Over at From Here To Obscurity, Hayden Childs, esteemed contributor to the recent anthology Lost in the Grooves: Scram's Capricious Guide to the Music You Missed, has some very kind things to say about my new book on Neutral Milk Hotel:
What a beautiful dream
That could flash on the screen
In a blink of an eye and be gone from me
Soft and sweet
Let me hold it close and keep it here with me
If you're like me, you love Neutral Milk Hotel's In The Aeroplane Over The Sea with a passion that few other albums achieve, and you have been looking forward to the 33 1/3 book for as long as you've known about it. Well, ok, there's probably only 1000 or so people in the country who fall into that category, but MAN, what a great album and what a great book about it.
Kim Cooper (the editrix of Lost In The Grooves, Bubblegum Music Is The Naked Truth, and Scram Magazine) gets to the heart of the story about this album. As NMH fans know, Jeff Mangum produced only one prior NMH album, On Avery Island (released in 1996), which was pretty much created without a band, then brought in a group that became the NMH that we all knew and loved. NMH put out the amazing In The Aeroplane Over The Sea in 1998, went on a short tour to support the album, then more or less disappeared. I remember when they came to Chapel Hill on that tour, but I didn't go see them because I thought I'd have plenty of options to see them again. I was wrong.

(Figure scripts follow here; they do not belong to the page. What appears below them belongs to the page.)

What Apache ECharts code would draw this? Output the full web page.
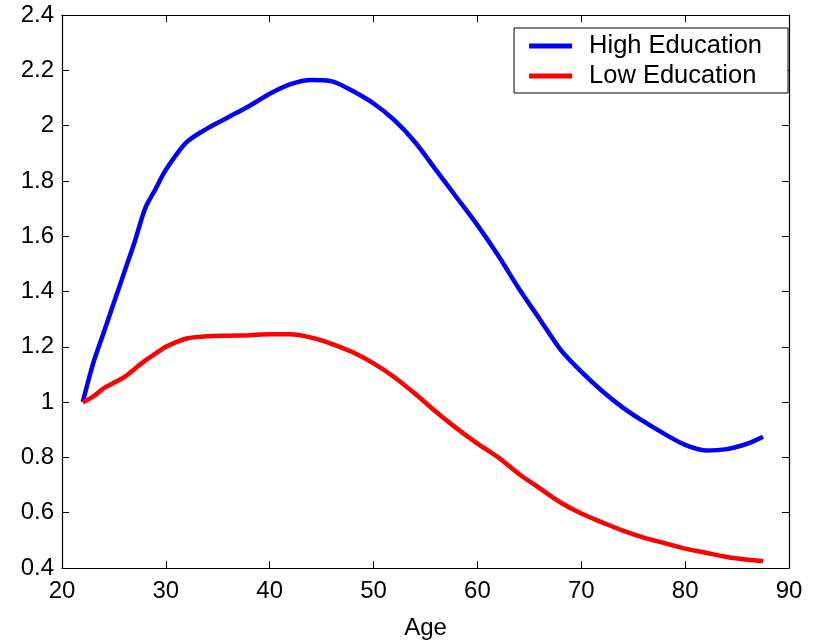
<!DOCTYPE html>
<html>
<head>
<meta charset="utf-8">
<script src="https://cdn.jsdelivr.net/npm/echarts@6/dist/echarts.min.js"></script>
<style>
  html, body { margin: 0; padding: 0; background: #fff; }
  #main { width: 814px; height: 644px; }
</style>
</head>
<body>
<div id="main"></div>
<script>
// ages sampled along the curves
var ages = [22, 23, 24, 25, 26, 27, 28, 29, 30, 32, 34, 36, 38, 40, 42, 44, 46, 48, 50,
            52, 54, 56, 58, 60, 62, 64, 66, 68, 70, 72, 74, 76, 78, 80, 82, 84, 86, 87.5];

var highEdu = [1.0, 1.14, 1.25, 1.36, 1.47, 1.58, 1.70, 1.77, 1.84, 1.94, 1.99, 2.03, 2.07, 2.115,
               2.15, 2.165, 2.16, 2.125, 2.08, 2.02, 1.94, 1.84, 1.74, 1.64, 1.53, 1.41, 1.30,
               1.19, 1.11, 1.04, 0.98, 0.93, 0.885, 0.845, 0.825, 0.83, 0.85, 0.875];

var lowEdu = [1.0, 1.02, 1.05, 1.07, 1.09, 1.12, 1.15, 1.175, 1.20, 1.23, 1.238, 1.24, 1.242,
              1.245, 1.245, 1.233, 1.21, 1.18, 1.14, 1.09, 1.03, 0.965, 0.905, 0.85, 0.80,
              0.74, 0.688, 0.637, 0.597, 0.565, 0.535, 0.51, 0.49, 0.47, 0.455, 0.44, 0.43, 0.425];

var seriesNames = ['High Education', 'Low Education'];

function pairs(vals) {
    var out = [];
    for (var i = 0; i < ages.length; i++) {
        out.push([ages[i], vals[i]]);
    }
    return out;
}

var font = 'Liberation Sans, Arial, sans-serif';

var chart = echarts.init(document.getElementById('main'));

var xBase = {
    type: 'value', min: 20, max: 90, interval: 10,
    axisLine: { show: true, onZero: false, lineStyle: { color: '#000', width: 1.2 } },
    axisTick: { show: true, inside: true, length: 7, lineStyle: { color: '#000' } },
    splitLine: { show: false }
};
var yBase = {
    type: 'value', min: 0.4, max: 2.4, interval: 0.2,
    axisLine: { show: true, onZero: false, lineStyle: { color: '#000', width: 1.2 } },
    axisTick: { show: true, inside: true, length: 7, lineStyle: { color: '#000' } },
    splitLine: { show: false }
};

var option = {
    animation: false,
    backgroundColor: '#fff',
    grid: { left: 62, right: 25, top: 15, bottom: 76, containLabel: false, outerBoundsMode: 'none' },
    legend: {
        data: seriesNames,
        orient: 'vertical',
        right: 26,
        top: 28,
        backgroundColor: '#fff',
        borderColor: '#000',
        borderWidth: 1,
        borderRadius: 0,
        padding: [5, 26, 4, 15],
        itemGap: 4,
        itemWidth: 43,
        itemHeight: 5,
        icon: 'rect',
        textStyle: { fontFamily: font, fontSize: 25.5, color: '#000', padding: [0, 0, 0, 12] }
    },
    xAxis: [
        Object.assign({}, xBase, {
            position: 'bottom',
            name: 'Age',
            nameLocation: 'middle',
            nameGap: 48,
            nameTextStyle: { fontFamily: font, fontSize: 24, color: '#000' },
            axisLabel: {
                formatter: function (v) { return String(v); },
                fontFamily: font, fontSize: 24, color: '#000', margin: 11
            }
        }),
        Object.assign({}, xBase, { position: 'top', axisLabel: { show: false } })
    ],
    yAxis: [
        Object.assign({}, yBase, {
            position: 'left',
            axisLabel: {
                formatter: function (v) { return String(Math.round(v * 10) / 10); },
                fontFamily: font, fontSize: 24, color: '#000', margin: 8
            }
        }),
        Object.assign({}, yBase, { position: 'right', axisLabel: { show: false } })
    ],
    series: [
        {
            name: seriesNames[0],
            type: 'line',
            data: pairs(highEdu),
            smooth: 0.3,
            showSymbol: false,
            color: '#0000ff',
            lineStyle: { color: '#0000ff', width: 4.5 }
        },
        {
            name: seriesNames[1],
            type: 'line',
            data: pairs(lowEdu),
            smooth: 0.3,
            showSymbol: false,
            color: '#ff0000',
            lineStyle: { color: '#ff0000', width: 4.5 }
        }
    ]
};

chart.setOption(option);
</script>
</body>
</html>
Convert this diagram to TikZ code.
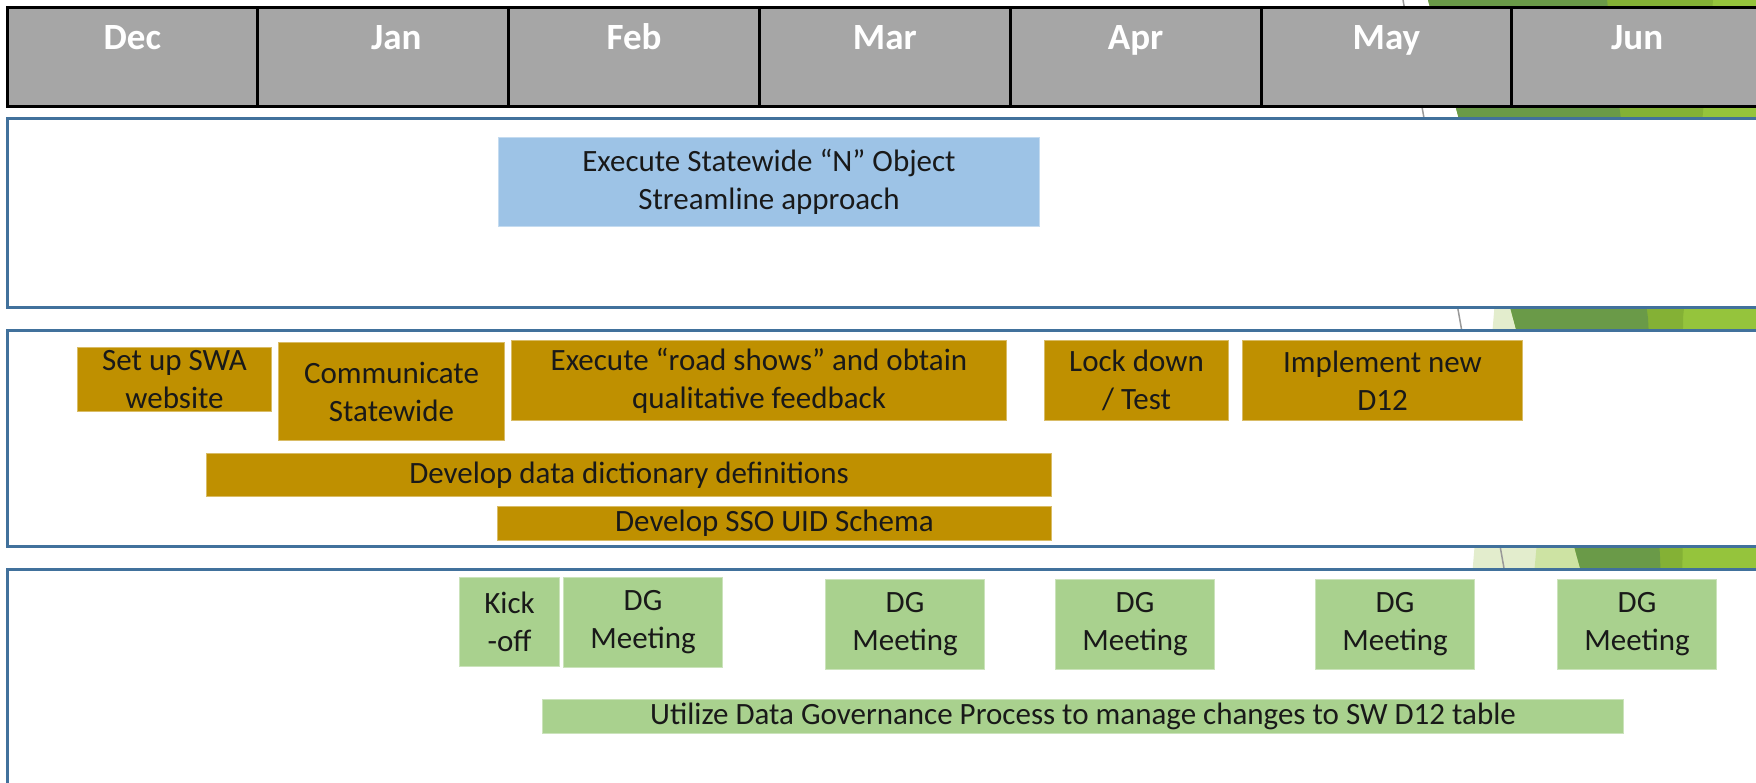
\documentclass[tikz,border=0pt]{standalone}
\usepackage{fontspec}
\setmainfont{Carlito}

\definecolor{hdrgray}{HTML}{A6A6A6}
\definecolor{panelblue}{HTML}{41719C}
\definecolor{taskgold}{HTML}{BF9000}
\definecolor{taskblue}{HTML}{9DC3E6}
\definecolor{taskgreen}{HTML}{A9D18E}
\definecolor{leafdark}{HTML}{6A9A48}
\definecolor{leafmid}{HTML}{84B135}
\definecolor{leafbright}{HTML}{95C43C}
\definecolor{leaflight}{HTML}{E3EDCD}
\definecolor{leafpale}{HTML}{CDE3A3}

\tikzset{
  every picture/.style={line width=0.75pt},
  hdrcell/.style={fill=hdrgray, draw=black, line width=3},
  monthlabel/.style={anchor=base, text=white, font=\fontsize{37}{44}\selectfont\bfseries},
  panel/.style={draw=panelblue, fill=white, line width=3},
  task/.style={anchor=north west, inner sep=0pt, align=center, text=black!90,
    line width=1, font=\fontsize{31}{38}\selectfont},
  goldtask/.style={task, fill=taskgold, draw=taskgold!60!white},
  bluetask/.style={task, fill=taskblue, draw=taskblue!60!white},
  greentask/.style={task, fill=taskgreen, draw=taskgreen!60!white}
}

\begin{document}
\begin{tikzpicture}[x=1pt,y=-1pt]
    \useasboundingbox (0,0) rectangle (1756,782);
    \clip (0,0) rectangle (1756,782);
    \fill[white] (0,0) rectangle (1756,782);
    % Leaf shapes behind the panels
    \fill[leaflight] (1500,240) -- (1455,782) -- (1756,782) -- (1756,240) -- cycle;
    \fill[leafpale] (1550,400) -- (1515,782) -- (1756,782) -- (1756,400) -- cycle;
    \fill[leafbright] (1428,0) -- (1756,0) -- (1756,782) -- (1640,782) -- (1577,557)
        -- (1513,318) -- (1457,112) -- cycle;
    \fill[leafmid] (1600,0) -- (1713,0) -- (1703,112) -- (1683,318) -- (1682,782)
        -- (1600,782) -- cycle;
    \fill[leafdark] (1428,0) -- (1607,0) -- (1620,112) -- (1648,318) -- (1660,557)
        -- (1668,782) -- (1640,782) -- (1577,557) -- (1513,318) -- (1457,112) -- cycle;
    \draw[black!40, line width=1.5] (1403,0) -- (1542,782);
    % Month header
    \foreach \m/\dx [count=\i from 0] in {Dec/0,Jan/13,Feb/0,Mar/0,Apr/0,May/0,Jun/0} {
        \draw[hdrcell] ({7+250.8*\i},7) rectangle ({7+250.8*(\i+1)},106);
        \node[monthlabel] (month-\i) at ({132.4+250.8*\i+\dx},49) {\m};
    }
    % Swim lanes
    \draw[panel] (7,118) rectangle (1800,307);
    \draw[panel] (7,330) rectangle (1800,546);
    \draw[panel] (7,569) rectangle (1800,820);
    % Lane 1
    \node[bluetask, minimum width=541, minimum height=89] (nobject) at (498,137)
        {Execute Statewide “N” Object\\Streamline approach};
    % Lane 2
    \node[goldtask, minimum width=194, minimum height=64] (swa) at (77,347) {Set up SWA\\website};
    \node[goldtask, minimum width=226, minimum height=98] (comm) at (278,342) {Communicate\\Statewide};
    \node[goldtask, minimum width=495, minimum height=80] (roadshow) at (511,340)
        {Execute “road shows” and obtain\\qualitative feedback};
    \node[goldtask, minimum width=184, minimum height=80] (lockdown) at (1044,340) {Lock down\\/ Test};
    \node[goldtask, minimum width=280, minimum height=80] (newdtw) at (1242,340) {Implement new\\D12};
    \node[goldtask, minimum width=845, minimum height=43] (dict) at (206,453) {Develop data dictionary definitions};
    \node[goldtask, minimum width=554, minimum height=34] (sso) at (497,506) {Develop SSO UID Schema};
    % Lane 3
    \node[greentask, minimum width=100, minimum height=89] (kickoff) at (459,577) {Kick\\-off};
    \foreach \x/\y [count=\k] in {563/577, 825/579, 1055/579, 1315/579, 1557/579}
        \node[greentask, minimum width=159, minimum height=90] (dg-\k) at (\x,\y) {DG\\Meeting};
    \node[greentask, minimum width=1081, minimum height=34] (govern) at (542,699)
        {Utilize Data Governance Process to manage changes to SW D12 table};
\end{tikzpicture}
\end{document}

Cooper spent some time with Jeff Mangum while researching the book, and it shows, despite his unwillingness to be directly quoted, in her insight into his elusive genius. She also spoke with the other major members and friends of the band, who provided her with the in-stories that show exactly how this band bottled the lightning in 1998. Cooper's depth of research and sympathy for her subject are wonderful to read.
I pitched Richard and Linda Thompson's Shoot Out The Lights to 33 1/3, and I can say with confidence that this is exactly the sort of book I'd attempt to write about that album if the editors give me the go-ahead. Some of the other 33 1/3 books have been too much about the ego of the author; Cooper disappears into her narrative, and her book is infinitely better for it.